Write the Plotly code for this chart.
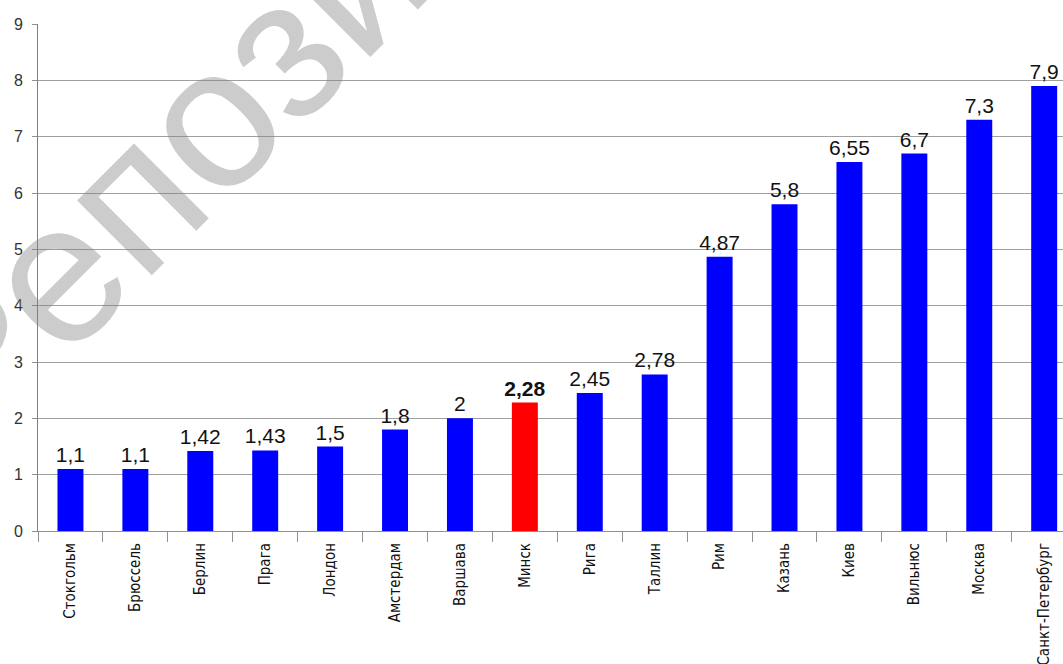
import plotly.graph_objects as go

cities = ["Стокгольм", "Брюссель", "Берлин", "Прага", "Лондон", "Амстердам",
          "Варшава", "Минск", "Рига", "Таллин", "Рим", "Казань", "Киев",
          "Вильнюс", "Москва", "Санкт-Петербург"]
values = [1.1, 1.1, 1.42, 1.43, 1.5, 1.8, 2, 2.28, 2.45, 2.78, 4.87, 5.8,
          6.55, 6.7, 7.3, 7.9]
highlight = "Минск"
y_ticks = [0, 1, 2, 3, 4, 5, 6, 7, 8, 9]

colors = ["#ff0000" if c == highlight else "#0000ff" for c in cities]
labels = []
for c, v in zip(cities, values):
    s = ("%g" % v).replace(".", ",")
    labels.append("<b>%s</b>" % s if c == highlight else s)

fig = go.Figure(go.Bar(
    x=cities, y=values, marker=dict(color=colors, line=dict(width=0)),
    width=0.4, text=labels, textposition="outside", cliponaxis=False,
    constraintext="none", hoverinfo="skip",
    textfont=dict(family="Liberation Sans, Arial, sans-serif", size=21, color="#111"),
))

fig.update_layout(
    width=1063, height=664,
    margin=dict(l=38, r=0, t=24, b=133),
    paper_bgcolor="white", plot_bgcolor="white",
    showlegend=False,
    xaxis=dict(
        range=[-0.5, 15.29], tickangle=-90, ticks="outside", tickson="boundaries",
        ticklen=10, tickcolor="#909090", showline=True, linecolor="#909090",
        automargin=False, ticklabelstandoff=5,
        tickfont=dict(family="DejaVu Sans Condensed, sans-serif",
                      size=15, color="#111"),
        showgrid=False,
    ),
    yaxis=dict(
        range=[0, 9], tickvals=y_ticks, ticks="outside", ticklen=5,
        tickcolor="#909090", showline=True, linecolor="#808080",
        gridcolor="#a0a0a0", gridwidth=1, zeroline=False, automargin=False,
        ticklabelstandoff=6,
        tickfont=dict(family="Liberation Sans, Arial, sans-serif", size=16, color="#333"),
    ),
    annotations=[dict(
        text="Репозиторий", xref="paper", yref="paper", x=0.302, y=1.083,
        xanchor="center", yanchor="middle", showarrow=False, textangle=-45,
        font=dict(family="Liberation Sans, Arial, sans-serif", size=200,
                  color="rgba(128,128,128,0.4)"),
    )],
)

fig.write_html("out.html", config={"displayModeBar": False},
               post_script="document.body.style.margin='0';document.body.style.overflow='hidden';")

--*--

OBJECTIVE:
Pictures stay out. Repeat only the lines from the beginning of the data through the line that has "import plotly.graph_objects as go".

REPLY:
Write the Plotly code for this chart.
import plotly.graph_objects as go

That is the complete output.